-- Task brief --
Below is a listing. Quote from it, exactly, the lines from the one containing "Reproduce this chart with Bokeh." down to the one containing "from bokeh.resources import INLINE", both ends included, and nothing else.

-- Task inputs --
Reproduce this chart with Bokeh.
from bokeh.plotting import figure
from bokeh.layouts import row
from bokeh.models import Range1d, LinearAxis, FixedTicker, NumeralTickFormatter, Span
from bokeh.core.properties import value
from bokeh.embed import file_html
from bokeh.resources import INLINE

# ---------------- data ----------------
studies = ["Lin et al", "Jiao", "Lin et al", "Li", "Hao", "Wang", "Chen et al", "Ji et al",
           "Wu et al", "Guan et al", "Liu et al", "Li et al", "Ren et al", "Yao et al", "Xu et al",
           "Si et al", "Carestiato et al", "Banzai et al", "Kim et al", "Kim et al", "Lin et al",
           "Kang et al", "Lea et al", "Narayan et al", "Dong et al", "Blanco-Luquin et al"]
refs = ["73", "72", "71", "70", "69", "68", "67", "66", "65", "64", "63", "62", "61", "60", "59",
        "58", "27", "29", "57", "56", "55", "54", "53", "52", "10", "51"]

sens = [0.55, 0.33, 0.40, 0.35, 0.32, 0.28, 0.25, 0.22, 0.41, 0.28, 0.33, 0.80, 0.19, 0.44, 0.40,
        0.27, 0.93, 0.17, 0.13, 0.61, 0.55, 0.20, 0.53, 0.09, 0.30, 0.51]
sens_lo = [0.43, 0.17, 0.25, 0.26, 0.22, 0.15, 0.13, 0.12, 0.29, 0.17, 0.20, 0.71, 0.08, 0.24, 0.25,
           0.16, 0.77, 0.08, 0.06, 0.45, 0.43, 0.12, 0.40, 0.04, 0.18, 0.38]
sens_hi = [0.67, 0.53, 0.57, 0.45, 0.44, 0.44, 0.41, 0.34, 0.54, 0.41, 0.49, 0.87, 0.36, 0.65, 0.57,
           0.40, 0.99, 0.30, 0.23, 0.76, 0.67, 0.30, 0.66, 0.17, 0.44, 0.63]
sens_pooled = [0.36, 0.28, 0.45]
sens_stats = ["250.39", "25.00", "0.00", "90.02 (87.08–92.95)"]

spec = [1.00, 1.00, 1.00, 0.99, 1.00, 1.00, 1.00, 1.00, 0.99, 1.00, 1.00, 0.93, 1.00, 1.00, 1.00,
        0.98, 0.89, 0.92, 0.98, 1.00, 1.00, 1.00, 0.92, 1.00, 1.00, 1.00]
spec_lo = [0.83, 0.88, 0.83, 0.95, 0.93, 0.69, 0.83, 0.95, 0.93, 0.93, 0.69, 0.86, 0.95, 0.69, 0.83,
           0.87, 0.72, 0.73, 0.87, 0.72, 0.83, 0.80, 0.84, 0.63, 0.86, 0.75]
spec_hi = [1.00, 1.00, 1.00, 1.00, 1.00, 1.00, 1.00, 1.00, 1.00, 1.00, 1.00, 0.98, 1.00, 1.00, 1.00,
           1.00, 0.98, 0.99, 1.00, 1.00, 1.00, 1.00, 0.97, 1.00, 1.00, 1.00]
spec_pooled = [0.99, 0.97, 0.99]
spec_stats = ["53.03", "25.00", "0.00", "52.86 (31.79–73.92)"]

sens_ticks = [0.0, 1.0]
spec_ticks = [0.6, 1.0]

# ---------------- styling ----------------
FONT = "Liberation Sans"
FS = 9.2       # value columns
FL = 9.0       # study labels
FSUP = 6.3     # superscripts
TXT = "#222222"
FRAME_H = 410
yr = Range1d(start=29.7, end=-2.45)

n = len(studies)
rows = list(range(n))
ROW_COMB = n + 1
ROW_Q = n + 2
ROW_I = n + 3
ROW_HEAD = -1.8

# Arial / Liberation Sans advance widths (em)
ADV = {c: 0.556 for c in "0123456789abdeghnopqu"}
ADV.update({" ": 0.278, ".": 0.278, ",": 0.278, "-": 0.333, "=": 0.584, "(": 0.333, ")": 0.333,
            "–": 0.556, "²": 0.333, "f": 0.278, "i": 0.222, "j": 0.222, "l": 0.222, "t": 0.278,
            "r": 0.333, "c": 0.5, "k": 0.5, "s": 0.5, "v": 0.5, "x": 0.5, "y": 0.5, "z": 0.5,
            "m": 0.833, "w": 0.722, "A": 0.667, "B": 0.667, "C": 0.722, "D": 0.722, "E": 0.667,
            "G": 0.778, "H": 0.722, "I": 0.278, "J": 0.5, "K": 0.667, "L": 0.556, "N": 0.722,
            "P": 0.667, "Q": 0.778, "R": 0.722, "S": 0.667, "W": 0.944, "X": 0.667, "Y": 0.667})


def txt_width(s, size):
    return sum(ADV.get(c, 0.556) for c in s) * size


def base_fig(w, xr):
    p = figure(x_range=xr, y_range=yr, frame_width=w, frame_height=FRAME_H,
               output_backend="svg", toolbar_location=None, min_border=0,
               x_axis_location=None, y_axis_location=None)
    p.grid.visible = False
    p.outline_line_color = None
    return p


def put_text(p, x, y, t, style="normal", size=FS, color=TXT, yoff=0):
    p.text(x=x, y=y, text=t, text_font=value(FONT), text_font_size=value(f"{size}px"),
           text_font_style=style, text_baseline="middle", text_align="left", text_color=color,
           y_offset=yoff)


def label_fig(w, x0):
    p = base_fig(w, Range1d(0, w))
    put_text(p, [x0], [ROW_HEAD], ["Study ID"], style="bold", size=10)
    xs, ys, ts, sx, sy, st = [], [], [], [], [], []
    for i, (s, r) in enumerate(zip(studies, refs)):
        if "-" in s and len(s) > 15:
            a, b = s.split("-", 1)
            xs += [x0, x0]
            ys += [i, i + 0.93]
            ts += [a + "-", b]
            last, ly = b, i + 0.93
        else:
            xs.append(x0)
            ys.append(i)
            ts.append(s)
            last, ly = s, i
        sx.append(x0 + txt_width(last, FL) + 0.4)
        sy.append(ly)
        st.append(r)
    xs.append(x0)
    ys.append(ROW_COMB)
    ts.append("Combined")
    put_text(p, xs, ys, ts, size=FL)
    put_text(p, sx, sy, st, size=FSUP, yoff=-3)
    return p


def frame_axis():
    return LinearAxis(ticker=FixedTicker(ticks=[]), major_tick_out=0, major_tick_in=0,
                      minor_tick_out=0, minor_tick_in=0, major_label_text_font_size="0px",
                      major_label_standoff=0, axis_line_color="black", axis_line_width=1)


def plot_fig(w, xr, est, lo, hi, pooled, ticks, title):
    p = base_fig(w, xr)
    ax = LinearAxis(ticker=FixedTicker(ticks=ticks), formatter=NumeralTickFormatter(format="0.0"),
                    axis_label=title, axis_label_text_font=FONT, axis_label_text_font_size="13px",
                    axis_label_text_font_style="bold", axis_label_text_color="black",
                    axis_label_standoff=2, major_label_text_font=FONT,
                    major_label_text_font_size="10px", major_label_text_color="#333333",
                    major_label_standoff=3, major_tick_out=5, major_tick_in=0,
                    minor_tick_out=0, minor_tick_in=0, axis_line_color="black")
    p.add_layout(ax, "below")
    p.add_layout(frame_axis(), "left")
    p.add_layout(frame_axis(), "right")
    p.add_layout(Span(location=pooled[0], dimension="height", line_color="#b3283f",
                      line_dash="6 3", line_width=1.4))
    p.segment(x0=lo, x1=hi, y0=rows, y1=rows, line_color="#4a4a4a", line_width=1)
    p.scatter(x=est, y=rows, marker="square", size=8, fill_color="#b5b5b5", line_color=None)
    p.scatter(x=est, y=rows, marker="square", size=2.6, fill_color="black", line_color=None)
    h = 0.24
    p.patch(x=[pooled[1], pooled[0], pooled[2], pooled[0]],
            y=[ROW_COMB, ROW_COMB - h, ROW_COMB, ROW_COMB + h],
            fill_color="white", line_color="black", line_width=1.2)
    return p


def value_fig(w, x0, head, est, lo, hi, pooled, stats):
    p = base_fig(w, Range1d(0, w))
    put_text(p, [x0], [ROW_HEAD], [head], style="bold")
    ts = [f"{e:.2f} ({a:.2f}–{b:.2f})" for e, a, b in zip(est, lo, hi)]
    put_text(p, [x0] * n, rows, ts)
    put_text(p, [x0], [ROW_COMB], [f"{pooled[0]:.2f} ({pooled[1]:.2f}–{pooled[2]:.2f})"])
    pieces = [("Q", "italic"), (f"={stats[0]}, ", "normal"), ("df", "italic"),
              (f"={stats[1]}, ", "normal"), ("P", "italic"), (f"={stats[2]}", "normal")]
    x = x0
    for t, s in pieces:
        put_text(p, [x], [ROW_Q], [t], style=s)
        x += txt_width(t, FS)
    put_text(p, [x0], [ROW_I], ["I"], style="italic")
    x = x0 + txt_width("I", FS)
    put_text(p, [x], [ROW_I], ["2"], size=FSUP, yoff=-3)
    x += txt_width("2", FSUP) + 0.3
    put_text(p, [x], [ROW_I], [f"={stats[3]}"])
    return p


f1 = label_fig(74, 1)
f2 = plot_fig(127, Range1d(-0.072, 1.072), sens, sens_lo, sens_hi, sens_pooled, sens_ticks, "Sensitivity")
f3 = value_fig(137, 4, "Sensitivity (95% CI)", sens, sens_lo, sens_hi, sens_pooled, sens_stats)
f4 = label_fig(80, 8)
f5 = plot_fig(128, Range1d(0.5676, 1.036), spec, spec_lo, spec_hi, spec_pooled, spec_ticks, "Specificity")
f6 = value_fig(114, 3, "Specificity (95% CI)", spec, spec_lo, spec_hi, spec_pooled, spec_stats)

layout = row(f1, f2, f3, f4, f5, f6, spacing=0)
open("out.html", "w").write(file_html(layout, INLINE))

--

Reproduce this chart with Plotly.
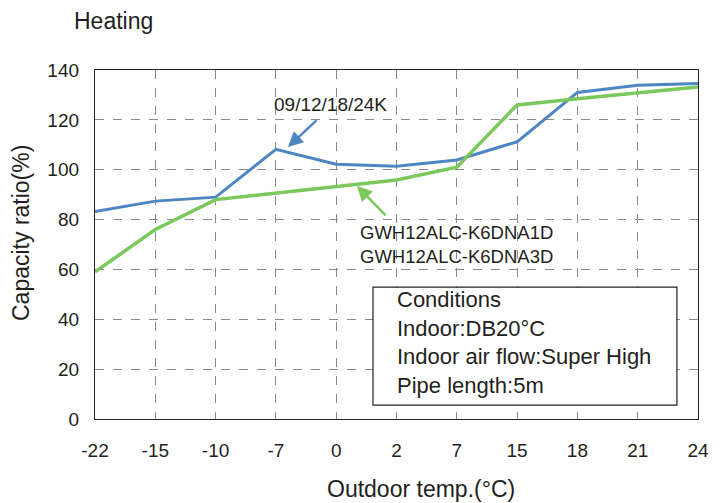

* * *

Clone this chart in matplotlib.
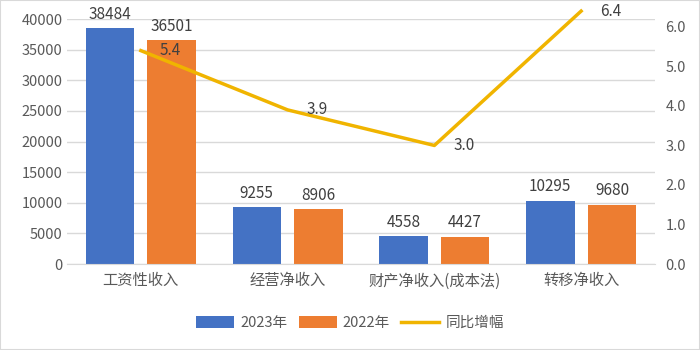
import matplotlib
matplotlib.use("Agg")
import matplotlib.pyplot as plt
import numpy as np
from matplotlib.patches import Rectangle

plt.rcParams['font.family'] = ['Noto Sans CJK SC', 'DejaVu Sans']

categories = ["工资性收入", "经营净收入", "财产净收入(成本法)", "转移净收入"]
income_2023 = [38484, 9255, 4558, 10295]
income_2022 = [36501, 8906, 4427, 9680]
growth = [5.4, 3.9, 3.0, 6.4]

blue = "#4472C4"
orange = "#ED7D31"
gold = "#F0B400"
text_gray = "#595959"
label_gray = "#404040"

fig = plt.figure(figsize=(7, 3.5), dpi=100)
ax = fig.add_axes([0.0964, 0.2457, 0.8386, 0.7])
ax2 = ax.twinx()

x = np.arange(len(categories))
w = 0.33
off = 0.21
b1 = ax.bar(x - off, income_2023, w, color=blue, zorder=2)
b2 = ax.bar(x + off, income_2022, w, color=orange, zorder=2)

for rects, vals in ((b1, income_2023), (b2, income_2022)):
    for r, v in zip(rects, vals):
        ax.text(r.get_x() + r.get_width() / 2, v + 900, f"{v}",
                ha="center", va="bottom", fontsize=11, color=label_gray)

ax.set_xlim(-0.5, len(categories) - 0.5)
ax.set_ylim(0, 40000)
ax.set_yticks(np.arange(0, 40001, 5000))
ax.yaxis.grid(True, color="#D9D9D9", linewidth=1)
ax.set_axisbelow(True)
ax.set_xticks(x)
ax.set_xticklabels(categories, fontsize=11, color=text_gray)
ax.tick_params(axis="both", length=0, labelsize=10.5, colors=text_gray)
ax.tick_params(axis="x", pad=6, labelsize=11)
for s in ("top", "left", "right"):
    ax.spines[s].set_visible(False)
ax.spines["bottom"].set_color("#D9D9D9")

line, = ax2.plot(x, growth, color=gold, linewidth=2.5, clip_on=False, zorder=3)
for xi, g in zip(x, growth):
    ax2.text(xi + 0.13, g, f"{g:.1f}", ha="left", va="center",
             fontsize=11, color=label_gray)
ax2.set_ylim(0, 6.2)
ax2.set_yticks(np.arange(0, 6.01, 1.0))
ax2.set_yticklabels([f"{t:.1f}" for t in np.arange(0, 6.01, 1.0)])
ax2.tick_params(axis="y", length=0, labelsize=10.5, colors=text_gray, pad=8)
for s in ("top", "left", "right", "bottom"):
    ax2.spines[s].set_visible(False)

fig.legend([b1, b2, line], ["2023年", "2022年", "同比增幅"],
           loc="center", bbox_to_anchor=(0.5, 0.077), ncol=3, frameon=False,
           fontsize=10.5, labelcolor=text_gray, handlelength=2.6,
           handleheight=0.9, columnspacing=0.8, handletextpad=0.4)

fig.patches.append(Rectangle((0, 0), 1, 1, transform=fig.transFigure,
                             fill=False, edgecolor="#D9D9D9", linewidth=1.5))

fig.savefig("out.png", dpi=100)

-- Task answer --
Reproduce this chart with Bokeh.
from bokeh.plotting import figure
from bokeh.layouts import row
from bokeh.models import Range1d, LinearAxis, FixedTicker, NumeralTickFormatter, Span
from bokeh.core.properties import value
from bokeh.embed import file_html
from bokeh.resources import INLINE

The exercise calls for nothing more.